Enhanced Fixed-wing Leader-followers UAV Formation Control Integrating Pre-tuned TD3 Reinforcement Learning and Consensus-based Control Methods
Abstract
This paper addresses a critical challenge in the field of attitude control of fixed-wing Unmanned Aerial Vehicles (UAVs), focusing on the leader and multi-followers′ problem. It introduces Twin Delayed Deep Deterministic Policy Gradient (TD3) based on Cascade-forward ANN networks approach to control the leader and multiple followers in autonomous navigation and path tracking. The TD3 component is initially trained off-line and then applied in real-time. The control system incorporates a novel adaptive Laplacian consensus protocol using an undirected communication graph model that adjusts inter-UAV connection weights in real time based on relative positions. This approach was implemented on a leader-follower formation consisting of one leader and three follower UAVs. The paper includes a stability analysis of the proposed method, demonstrating the system′s overall stability.
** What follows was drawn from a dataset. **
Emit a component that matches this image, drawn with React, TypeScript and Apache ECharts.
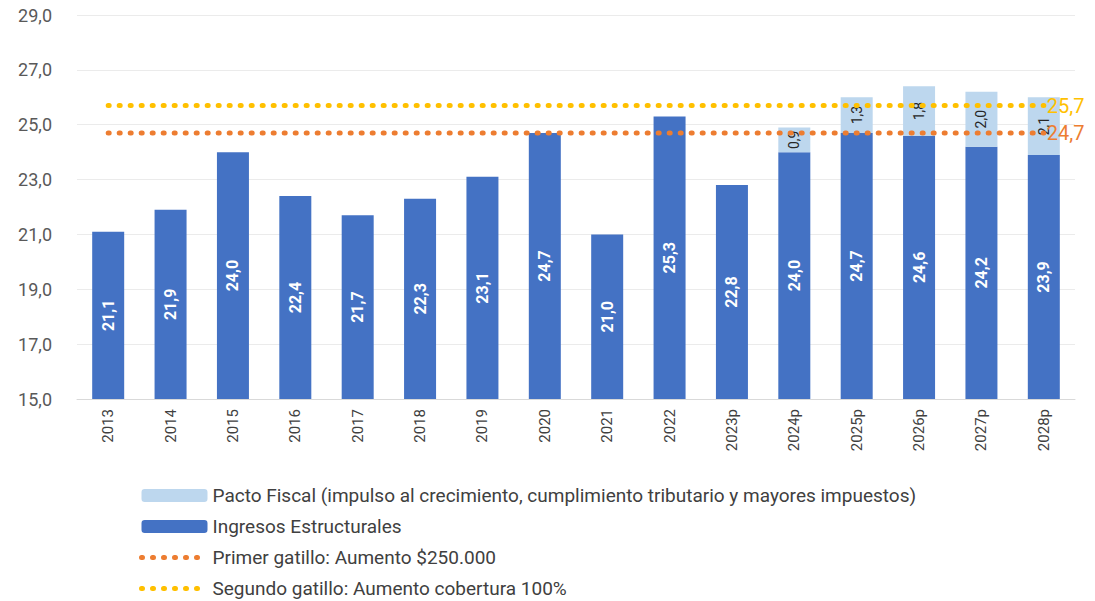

The effectiveness of this approach is validated through a MATLAB simulation which demonstrates that the TD3 based on ANN (Cascade-forward networks), which is used to train the actor and the twin critics networks, has superior performance with low tracking error, good formation keeping during aggressive maneuvers, and reduced control surface oscillations. The application exhibited improved adherence to the prescribed distance during sharp turns, with fewer formation deviations at the trajectory end point. The findings result verify that combining strategies leads to the formation integrity. The TD3 based on ANN which uses Cascade-forward networks implementation offers also significant improvement in stability, accuracy, and control efficiency for practical UAV formation control applications.